Quando era criança, recordo ver um programa de TV no qual aparecia o então estrela da rádio, António Sala. Telefonavam para lá muitas senhoras que diziam estar muito agradecidas ao Sr. Sala porque passavam o dia sozinhas e ele fazia-lhes companhia com a sua voz. O Sala respondia, com um sorriso Colgate, que a sua função era essa. Função, ou seja, um serviço de utilidade pública. Como as farmácias. A voz do Sala, antídoto para a solidão da dona de casa que pensa que a voz é só para ela, como a moça feia que vê a banda passar na canção do Chico Buarque. Eu penso que, hoje, o fenómeno da solidão, apesar de cada vez se conhecerem mais pessoas, é muito mais complexo. É que grande parte das pessoas ignora o verbo conhecer na acepção das línguas antigas, como o hebraico, onde não há distinção entre “Conhecer” e “Amar”: eu só posso Conhecer aquilo que Amo e vice-versa. Não há aqui lugares a meias-tintas fantasiosas.

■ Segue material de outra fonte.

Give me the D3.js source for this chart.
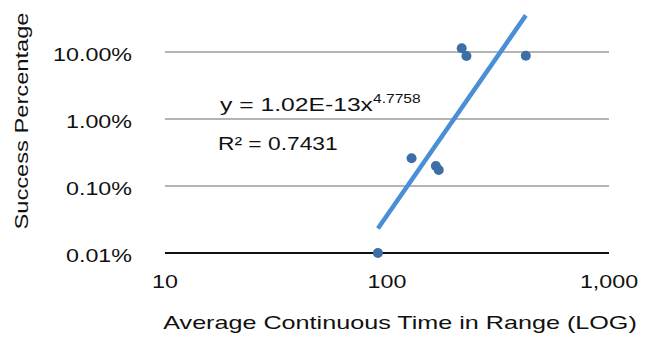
<!DOCTYPE html>
<html>
<head>
<meta charset="utf-8">
<script src="https://cdn.jsdelivr.net/npm/d3@7"></script>
<style>
  html, body { margin: 0; padding: 0; background: #fff; }
  svg text { font-family: "Liberation Sans", Arial, Helvetica, sans-serif; fill: #111; }
</style>
</head>
<body>
<div id="chart"></div>
<script>
// values (success shown in percent)
const timeInRange = [91, 129, 166, 171, 217, 228, 422];
const successPct = [0.01, 0.259, 0.199, 0.173, 11.4, 8.7, 8.8];
const yTicks = [0.01, 0.1, 1, 10];
const xTicks = [10, 100, 1000];
// power trendline shown on the chart: y = a * x^b (y as a fraction)
const trendA = 1.02e-13;
const trendB = 4.7758;
const trendR2 = 0.7431;

const width = 648, height = 341;

const svg = d3.select('#chart')
  .append('svg')
  .attr('width', width)
  .attr('height', height);

const x = d3.scaleLog().domain([10, 1000]).range([165, 609]);
const y = d3.scaleLog().domain([0.01, 10]).range([253, 52]);

// text in the source is drawn stretched sideways
function label(g, tx, ty, txt, size, sx, anchor, rot) {
  return g.append('text')
    .attr('transform', `translate(${tx},${ty})` + (rot ? ` rotate(${rot})` : '') + ` scale(${sx},1)`)
    .attr('text-anchor', anchor)
    .style('font-size', size + 'px')
    .text(txt);
}

// gridlines
svg.append('g')
  .selectAll('line')
  .data(yTicks.filter(d => d !== 0.01))
  .join('line')
  .attr('x1', x.range()[0])
  .attr('x2', x.range()[1])
  .attr('y1', d => y(d))
  .attr('y2', d => y(d))
  .attr('stroke', '#b4b4b4')
  .attr('stroke-width', 2);

// bottom axis line
svg.append('line')
  .attr('x1', x.range()[0])
  .attr('x2', x.range()[1])
  .attr('y1', y(0.01))
  .attr('y2', y(0.01))
  .attr('stroke', '#111')
  .attr('stroke-width', 2);

// tick labels
const yFmt = d3.format('.2f');
yTicks.forEach(d => {
  label(svg, 132, y(d) + 8.5, yFmt(d) + '%', 17.5, 1.33, 'end');
});
const xFmt = d3.format(',');
xTicks.forEach(d => {
  label(svg, x(d), 288, xFmt(d), 17.5, 1.33, 'middle');
});

// axis titles
label(svg, 400, 329, 'Average Continuous Time in Range (LOG)', 18.5, 1.36, 'middle');
label(svg, 28, 121, 'Success Percentage', 18.5, 1.28, 'middle', -90);

// trendline
const xExt = d3.extent(timeInRange);
const trend = xExt.map(v => [v, trendA * Math.pow(v, trendB) * 100]);
svg.append('path')
  .datum(trend)
  .attr('d', d3.line().x(d => x(d[0])).y(d => y(d[1])))
  .attr('fill', 'none')
  .attr('stroke', '#4a8fd5')
  .attr('stroke-width', 4.5);

// points
svg.append('g')
  .selectAll('circle')
  .data(timeInRange.map((v, i) => [v, successPct[i]]))
  .join('circle')
  .attr('cx', d => x(d[0]))
  .attr('cy', d => y(d[1]))
  .attr('r', 5)
  .attr('fill', '#3d6ea6');

// equation labels
const eq = svg.append('text')
  .attr('transform', 'translate(220,111) scale(1.3,1)')
  .style('font-size', '19px');
eq.append('tspan').text('y = ' + d3.format('.2f')(trendA / 1e-13) + 'E-13x');
eq.append('tspan').attr('dy', -8).style('font-size', '12px').text(trendB);
label(svg, 218, 150, 'R² = ' + trendR2, 19, 1.2, 'start');
</script>
</body>
</html>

Não é solução para a solidão? Talvez não seja. Afinal, se alguém tivesse encontrado um filão para o Amor, já teria enriquecido. Mas, em alternativa, pode-se sempre ouvir um samba, ir à praia e arranjar um cão. Poucos amores são tão incondicionais. Garanto que o cheiro, o tacto e a alegria sincera de um cão por nos ver batem aos pontos qualquer computador.